Entitled “Interpreting Ghadar: Echoes of Voices Past“, the conference is inviting papers under the following topics:
- “Ghadar Literature and Revolution”
- “Colonialism and Social Justice”
- “Negotiating Transnational Historiographies”
Paper proposals are due on June 15. Full papers are due on September 30. For more details, see the full call for papers below, or visit the Centre for Indo-Canadian Studies website.
Ghadar Centennial Conference 1913
Interpreting Ghadar: Echoes of Voices Past
University of the Fraser Valley, Centre for Indo Canadian Studies, Abbotsford BC, Canada
Fall 2013, October 17, 2013
http://www.ufv.ca/cics/ghadar
CALL FOR PAPERS
Ghadar Literature and Revolution
Research papers are welcome that explore the area of literature created and dedicated to the nationalist revolutionary movement of the Ghadar in Canada and the US at the turn of the last century. Papers that analyze both the propaganda machine of the colonial powers specific to Ghadar, and/or the revolutionary voices of the Ghadarite aspirations of a free India are welcome. Studies of pro-Indian independence materials include newspapers, pamphlets, correspondence, photographs, and transcripts of interviews, posters, letters, handbills, magazine articles, lectures, theses, bibliographies, court documents and revolutionary poems are welcome. We will also accept papers on responses to literature written on the Ghadar.
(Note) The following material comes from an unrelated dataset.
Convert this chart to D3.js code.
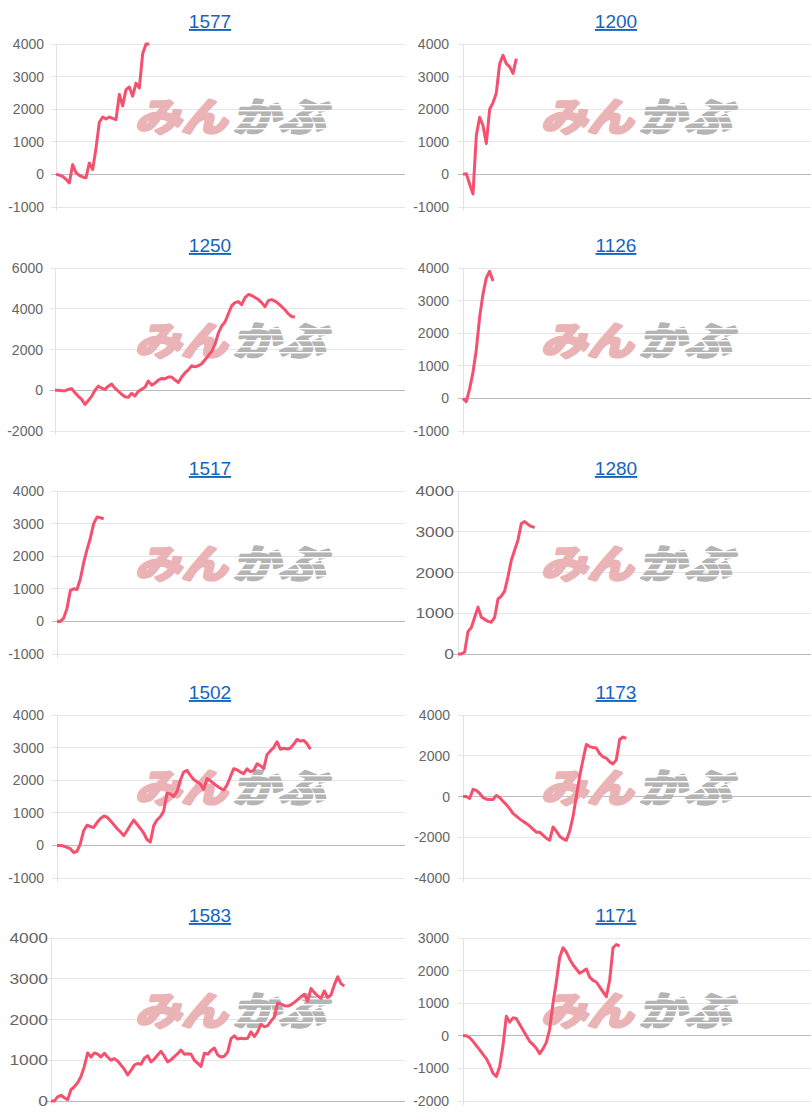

Colonialism and Social Justice
Papers are welcome that explore the support given to the Ghadar revolutionary movement in the west (e.g. by the Irish and Germans) and in the east (e.g., in Japan, China, Singapore, etc.) and the impact of this support on the British raj in India. As a movement of social justice, the Ghadar was an anomaly as it also demanded transnational social and cultural transformation in these countries. This transnational movement took its egalitarian and secular struggle to India – hoping to transform both the colonial powers and India’s segregated communities, resulting in martyrdom, prison and exile for many.
Negotiating transnational historiographies
Papers are welcome on the historiographies of transnational movements related to the Ghadar outside India and North America (e.g., Shanghai, Singapore, Hong Kong, Manila, Berlin, Panama, etc.). Many local and global sites of resistance against the colonists (e.g. in Abbotsford, Astoria, San Francisco, Punjab, Hong Kong, Vancouver, etc.) informed the development of this transnational movement’s genesis in exile, yet it impacted India until partition.
Call for Papers Deadlines
Paper proposals June 15 300 words
Final Papers Sept 30 4,000 – 5000 words
Please send proposals to: satwinder.bains@ufv.ca or for more information 604-854-4547.
Papers are invited from University faculty, post-doctoral researchers, doctoral students and community researchers. Papers must be original works that have not been published elsewhere and papers will be published in a Special Topics Journal of UFV Research Review.